Overhead Lines - Preventing Electrical Hazards

If work is to be performed near overhead power lines, the lines must be de-energized and grounded by the owner or operator of the lines, or other protective measures must be provided before work is started. Protective measures (such as guarding or insulating the lines) must be designed to prevent employees from contacting the lines.

Unqualified employees and mechanical equipment must stay at least 10 feet (3.05 meters) away from overhead power lines. If the voltage is more than 50,000 volts, the clearance must be increased by 4 inches (10 centimeters) for each additional 10,000 volts.

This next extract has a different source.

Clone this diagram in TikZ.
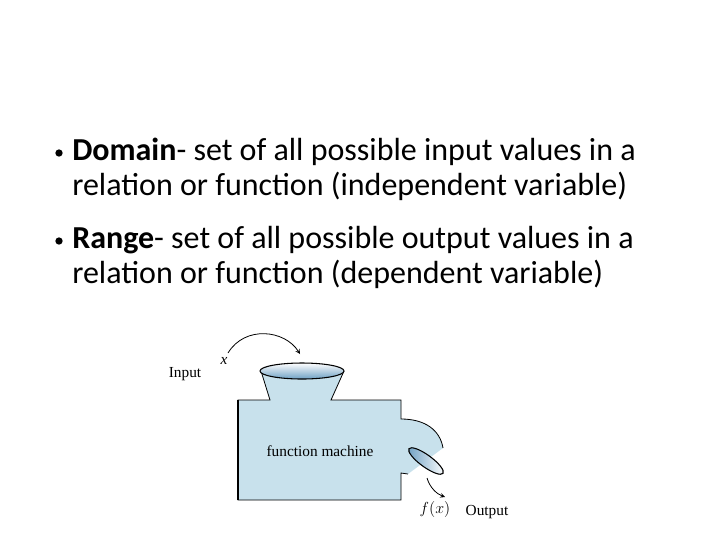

When mechanical equipment is being operated near over-head lines, employees standing on the ground may not contact the equipment unless it is located so that the required clearance cannot be violated even at the maximum reach of the equipment.

Protective Equipment. Employees whose occupations require them to work directly with electricity must use the personal protective equipment required for the jobs they perform. This equipment may consist of rubber insulating gloves, hoods, sleeves, matting, blankets, line hose, and industrial protective helmets.

Tools. To maximize his or her own safety, an employee should always use tools that work properly. Tools must be inspected before use, and those found questionable, removed from service and properly tagged. Tools and other equipment should be regularly maintained. Inadequate maintenance can cause equipment to deteriorate, resulting in an unsafe condition.

Tools that are used by employees to handle energized conductors must be designed and constructed to withstand the voltages and stresses to which they are exposed.

Good Judgment. Perhaps the single most successful defence against electrical accidents is the continuous exercising of good judgment or common sense. All employees should be thoroughly familiar with the safety procedures for their particular jobs. When work is performed on electrical equipment, for example, some basic procedures are:

  1. Have the equipment de-energized.
  2. Ensure that the equipment remains de-energized by using some type of lockout and tag procedure.
  3. Use insulating protective equipment.
  4. Keep a safe distance from energized parts.